## [Source code of charts]
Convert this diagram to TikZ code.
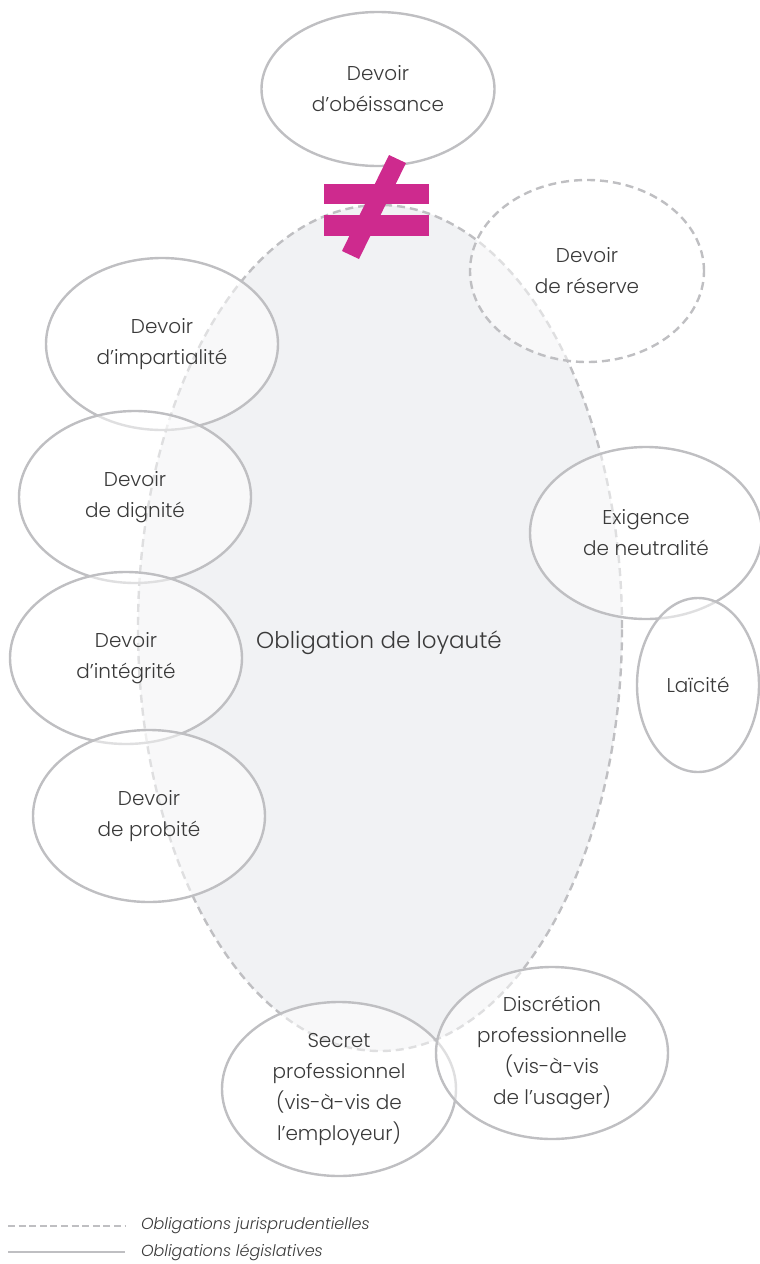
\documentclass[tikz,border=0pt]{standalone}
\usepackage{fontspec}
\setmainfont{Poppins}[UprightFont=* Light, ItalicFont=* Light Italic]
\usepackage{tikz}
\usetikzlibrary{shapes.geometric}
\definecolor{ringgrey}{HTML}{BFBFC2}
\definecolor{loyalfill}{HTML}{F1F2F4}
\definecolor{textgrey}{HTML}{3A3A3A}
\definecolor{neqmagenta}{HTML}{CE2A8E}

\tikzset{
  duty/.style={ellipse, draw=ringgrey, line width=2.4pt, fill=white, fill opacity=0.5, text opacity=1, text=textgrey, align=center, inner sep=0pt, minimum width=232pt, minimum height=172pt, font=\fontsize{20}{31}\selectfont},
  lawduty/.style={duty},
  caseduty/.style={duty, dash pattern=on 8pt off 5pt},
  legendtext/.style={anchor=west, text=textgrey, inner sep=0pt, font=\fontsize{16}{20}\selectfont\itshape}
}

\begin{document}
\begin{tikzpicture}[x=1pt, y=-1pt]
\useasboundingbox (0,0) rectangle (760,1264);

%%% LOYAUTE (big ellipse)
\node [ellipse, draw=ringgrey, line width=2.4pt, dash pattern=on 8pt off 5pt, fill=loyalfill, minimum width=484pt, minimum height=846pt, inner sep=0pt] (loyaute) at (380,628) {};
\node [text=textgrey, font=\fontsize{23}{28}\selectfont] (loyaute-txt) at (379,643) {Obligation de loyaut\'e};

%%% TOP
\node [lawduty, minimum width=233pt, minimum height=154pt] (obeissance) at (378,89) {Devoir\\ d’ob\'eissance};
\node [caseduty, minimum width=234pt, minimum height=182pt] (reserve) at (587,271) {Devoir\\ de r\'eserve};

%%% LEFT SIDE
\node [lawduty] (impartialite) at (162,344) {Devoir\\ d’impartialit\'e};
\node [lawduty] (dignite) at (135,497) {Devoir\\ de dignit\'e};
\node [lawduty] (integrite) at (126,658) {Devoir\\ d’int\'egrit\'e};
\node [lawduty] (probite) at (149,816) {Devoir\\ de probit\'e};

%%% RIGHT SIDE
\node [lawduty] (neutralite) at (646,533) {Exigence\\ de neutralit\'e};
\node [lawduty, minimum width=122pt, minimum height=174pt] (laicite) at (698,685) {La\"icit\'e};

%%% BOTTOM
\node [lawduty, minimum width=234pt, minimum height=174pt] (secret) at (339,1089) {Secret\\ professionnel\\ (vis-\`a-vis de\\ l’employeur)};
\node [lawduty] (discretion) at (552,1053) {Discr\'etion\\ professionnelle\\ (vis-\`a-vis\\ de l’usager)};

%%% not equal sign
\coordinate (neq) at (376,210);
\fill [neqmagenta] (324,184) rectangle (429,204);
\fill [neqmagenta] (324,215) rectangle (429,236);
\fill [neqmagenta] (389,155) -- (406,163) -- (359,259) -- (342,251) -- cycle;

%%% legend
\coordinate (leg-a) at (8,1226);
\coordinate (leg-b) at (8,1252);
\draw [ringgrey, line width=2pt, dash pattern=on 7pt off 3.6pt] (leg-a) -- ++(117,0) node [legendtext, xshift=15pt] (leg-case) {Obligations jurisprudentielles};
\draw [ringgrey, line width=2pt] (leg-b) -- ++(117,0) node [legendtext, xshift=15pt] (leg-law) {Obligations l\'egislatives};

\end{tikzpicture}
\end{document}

---

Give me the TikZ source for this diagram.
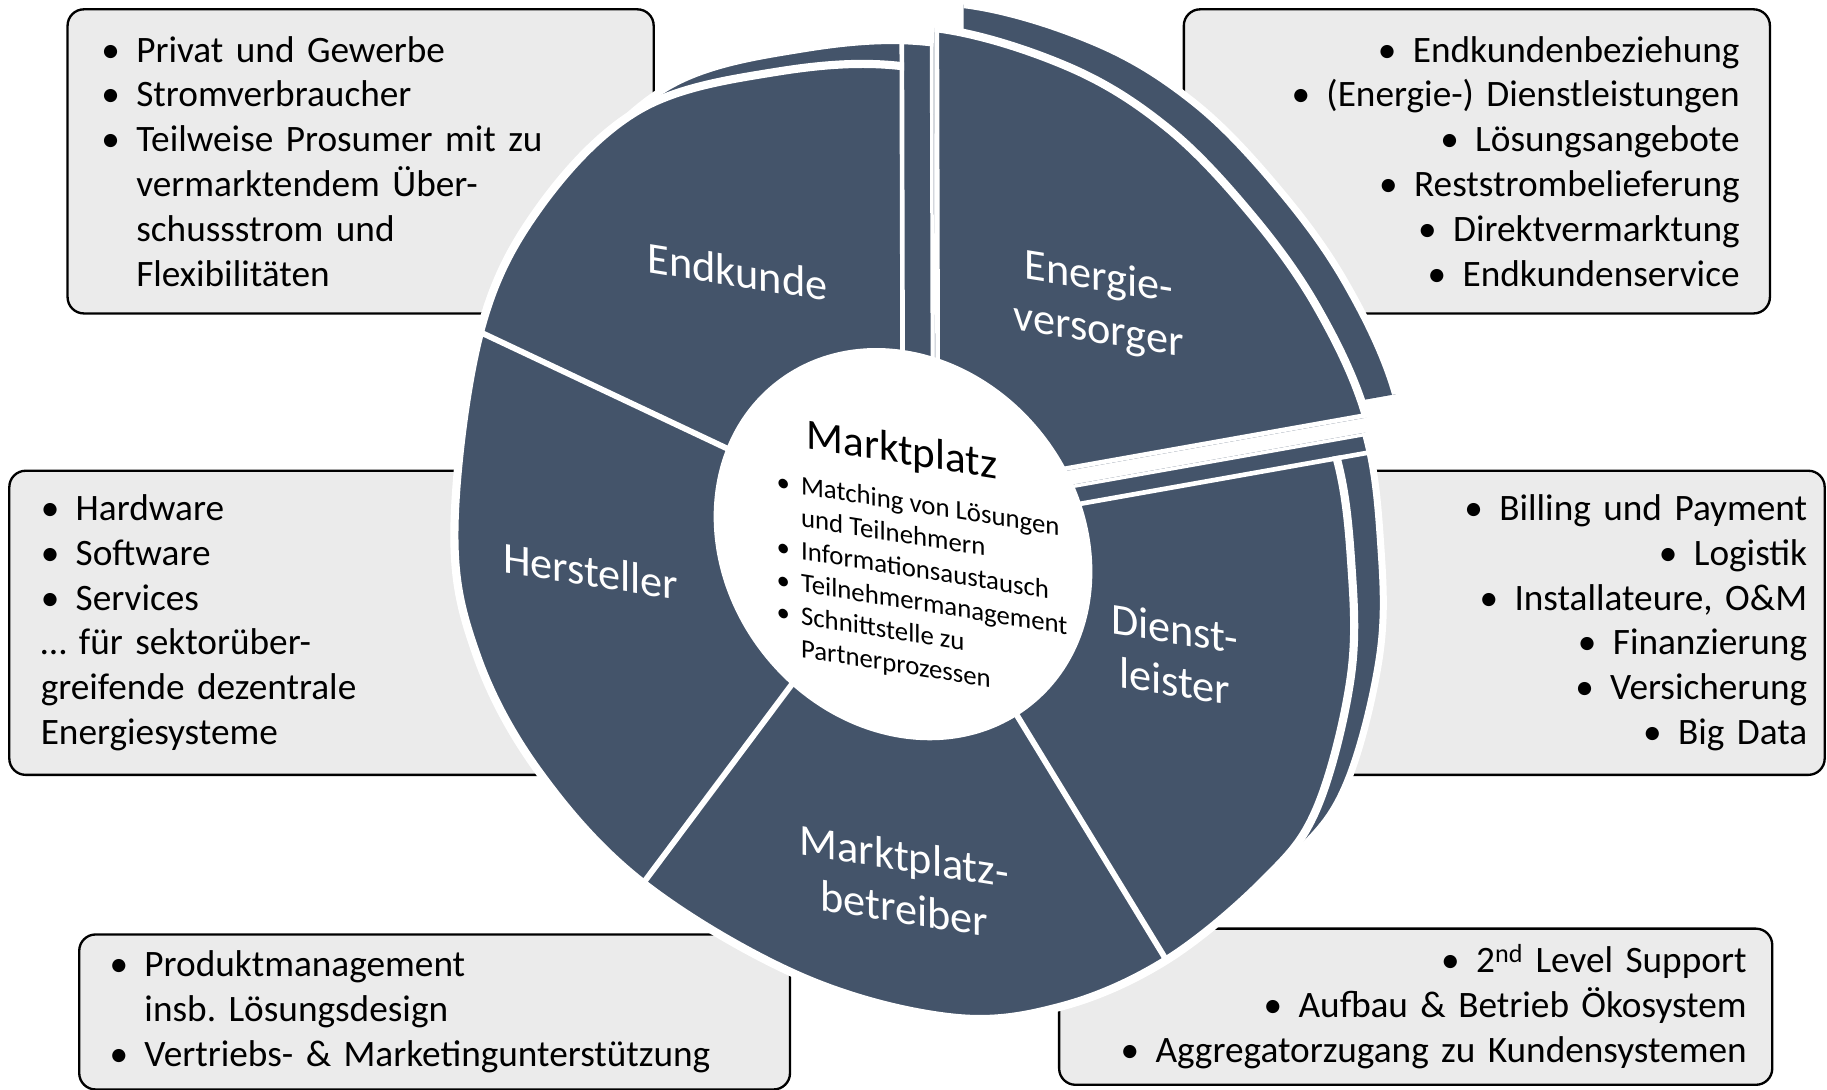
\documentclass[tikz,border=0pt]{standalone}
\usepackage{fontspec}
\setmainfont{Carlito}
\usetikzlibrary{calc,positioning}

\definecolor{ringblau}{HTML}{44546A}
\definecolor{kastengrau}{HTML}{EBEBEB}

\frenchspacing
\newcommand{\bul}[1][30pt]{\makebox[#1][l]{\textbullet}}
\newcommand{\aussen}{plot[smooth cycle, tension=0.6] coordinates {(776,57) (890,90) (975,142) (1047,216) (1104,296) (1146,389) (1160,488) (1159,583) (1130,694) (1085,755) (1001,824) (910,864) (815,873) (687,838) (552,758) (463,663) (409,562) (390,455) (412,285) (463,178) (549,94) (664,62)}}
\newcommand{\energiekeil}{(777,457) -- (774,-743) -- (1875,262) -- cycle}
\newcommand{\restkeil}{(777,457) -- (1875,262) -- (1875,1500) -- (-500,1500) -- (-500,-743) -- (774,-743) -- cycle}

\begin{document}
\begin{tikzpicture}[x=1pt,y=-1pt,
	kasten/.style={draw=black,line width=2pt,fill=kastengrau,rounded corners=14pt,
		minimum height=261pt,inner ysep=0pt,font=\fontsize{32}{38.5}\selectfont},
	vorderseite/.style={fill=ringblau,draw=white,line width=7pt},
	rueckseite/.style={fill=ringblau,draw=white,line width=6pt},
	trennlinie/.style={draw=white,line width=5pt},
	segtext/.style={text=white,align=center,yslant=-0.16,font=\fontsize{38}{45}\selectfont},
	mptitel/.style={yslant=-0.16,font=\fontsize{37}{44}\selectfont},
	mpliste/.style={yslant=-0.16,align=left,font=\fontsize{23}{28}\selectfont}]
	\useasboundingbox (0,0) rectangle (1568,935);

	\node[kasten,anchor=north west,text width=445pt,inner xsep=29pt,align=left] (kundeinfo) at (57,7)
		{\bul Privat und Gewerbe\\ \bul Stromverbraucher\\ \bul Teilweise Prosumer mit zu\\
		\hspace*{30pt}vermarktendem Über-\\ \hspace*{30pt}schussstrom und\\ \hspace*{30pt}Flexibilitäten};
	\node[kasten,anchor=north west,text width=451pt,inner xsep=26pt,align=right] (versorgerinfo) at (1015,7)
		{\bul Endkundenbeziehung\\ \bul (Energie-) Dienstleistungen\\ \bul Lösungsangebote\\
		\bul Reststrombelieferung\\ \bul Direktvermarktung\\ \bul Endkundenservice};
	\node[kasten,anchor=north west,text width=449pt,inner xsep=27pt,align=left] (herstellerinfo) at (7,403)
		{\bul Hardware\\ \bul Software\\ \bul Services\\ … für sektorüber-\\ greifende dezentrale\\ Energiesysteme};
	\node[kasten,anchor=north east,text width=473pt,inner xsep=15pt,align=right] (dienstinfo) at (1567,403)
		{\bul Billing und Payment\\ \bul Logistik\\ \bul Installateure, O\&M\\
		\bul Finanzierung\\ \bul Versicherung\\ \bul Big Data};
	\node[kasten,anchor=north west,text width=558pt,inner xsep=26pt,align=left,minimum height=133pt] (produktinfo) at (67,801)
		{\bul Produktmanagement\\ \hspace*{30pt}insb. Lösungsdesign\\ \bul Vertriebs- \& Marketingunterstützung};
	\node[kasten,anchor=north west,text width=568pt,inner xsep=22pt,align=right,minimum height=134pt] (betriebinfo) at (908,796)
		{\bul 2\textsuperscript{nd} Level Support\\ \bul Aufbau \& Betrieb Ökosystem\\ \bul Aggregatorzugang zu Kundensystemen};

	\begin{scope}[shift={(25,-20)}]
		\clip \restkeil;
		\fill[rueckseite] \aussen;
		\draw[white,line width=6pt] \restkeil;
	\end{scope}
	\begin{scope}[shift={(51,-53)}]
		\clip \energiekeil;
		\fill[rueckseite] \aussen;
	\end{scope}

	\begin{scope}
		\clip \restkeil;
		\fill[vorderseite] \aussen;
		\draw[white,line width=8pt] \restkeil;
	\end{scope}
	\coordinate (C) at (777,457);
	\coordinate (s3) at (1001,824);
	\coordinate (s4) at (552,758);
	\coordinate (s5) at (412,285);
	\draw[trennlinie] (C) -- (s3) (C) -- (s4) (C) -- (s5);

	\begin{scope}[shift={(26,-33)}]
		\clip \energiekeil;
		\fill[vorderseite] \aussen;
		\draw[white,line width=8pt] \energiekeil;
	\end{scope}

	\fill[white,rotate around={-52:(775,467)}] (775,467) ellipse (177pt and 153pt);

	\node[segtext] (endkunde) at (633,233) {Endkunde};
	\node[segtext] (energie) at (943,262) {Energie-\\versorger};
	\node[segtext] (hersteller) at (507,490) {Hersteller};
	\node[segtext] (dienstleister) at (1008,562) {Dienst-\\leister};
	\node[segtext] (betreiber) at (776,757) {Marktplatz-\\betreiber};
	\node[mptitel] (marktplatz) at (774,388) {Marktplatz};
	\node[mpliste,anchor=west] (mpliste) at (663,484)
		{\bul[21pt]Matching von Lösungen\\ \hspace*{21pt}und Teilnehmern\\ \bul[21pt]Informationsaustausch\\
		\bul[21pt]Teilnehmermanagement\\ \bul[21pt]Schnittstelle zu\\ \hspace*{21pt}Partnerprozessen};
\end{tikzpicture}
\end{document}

## [DIRECTIONS FOR THIS TASK]
Do not copy any pictures. Retype exactly the stretch from the line with "Give me the TikZ source for this diagram." through the line with "(0,0) rectangle (1568,935);".

## [IN RESPONSE]
Give me the TikZ source for this diagram.
\documentclass[tikz,border=0pt]{standalone}
\usepackage{fontspec}
\setmainfont{Carlito}
\usetikzlibrary{calc,positioning}

\definecolor{ringblau}{HTML}{44546A}
\definecolor{kastengrau}{HTML}{EBEBEB}

\frenchspacing
\newcommand{\bul}[1][30pt]{\makebox[#1][l]{\textbullet}}
\newcommand{\aussen}{plot[smooth cycle, tension=0.6] coordinates {(776,57) (890,90) (975,142) (1047,216) (1104,296) (1146,389) (1160,488) (1159,583) (1130,694) (1085,755) (1001,824) (910,864) (815,873) (687,838) (552,758) (463,663) (409,562) (390,455) (412,285) (463,178) (549,94) (664,62)}}
\newcommand{\energiekeil}{(777,457) -- (774,-743) -- (1875,262) -- cycle}
\newcommand{\restkeil}{(777,457) -- (1875,262) -- (1875,1500) -- (-500,1500) -- (-500,-743) -- (774,-743) -- cycle}

\begin{document}
\begin{tikzpicture}[x=1pt,y=-1pt,
	kasten/.style={draw=black,line width=2pt,fill=kastengrau,rounded corners=14pt,
		minimum height=261pt,inner ysep=0pt,font=\fontsize{32}{38.5}\selectfont},
	vorderseite/.style={fill=ringblau,draw=white,line width=7pt},
	rueckseite/.style={fill=ringblau,draw=white,line width=6pt},
	trennlinie/.style={draw=white,line width=5pt},
	segtext/.style={text=white,align=center,yslant=-0.16,font=\fontsize{38}{45}\selectfont},
	mptitel/.style={yslant=-0.16,font=\fontsize{37}{44}\selectfont},
	mpliste/.style={yslant=-0.16,align=left,font=\fontsize{23}{28}\selectfont}]
	\useasboundingbox (0,0) rectangle (1568,935);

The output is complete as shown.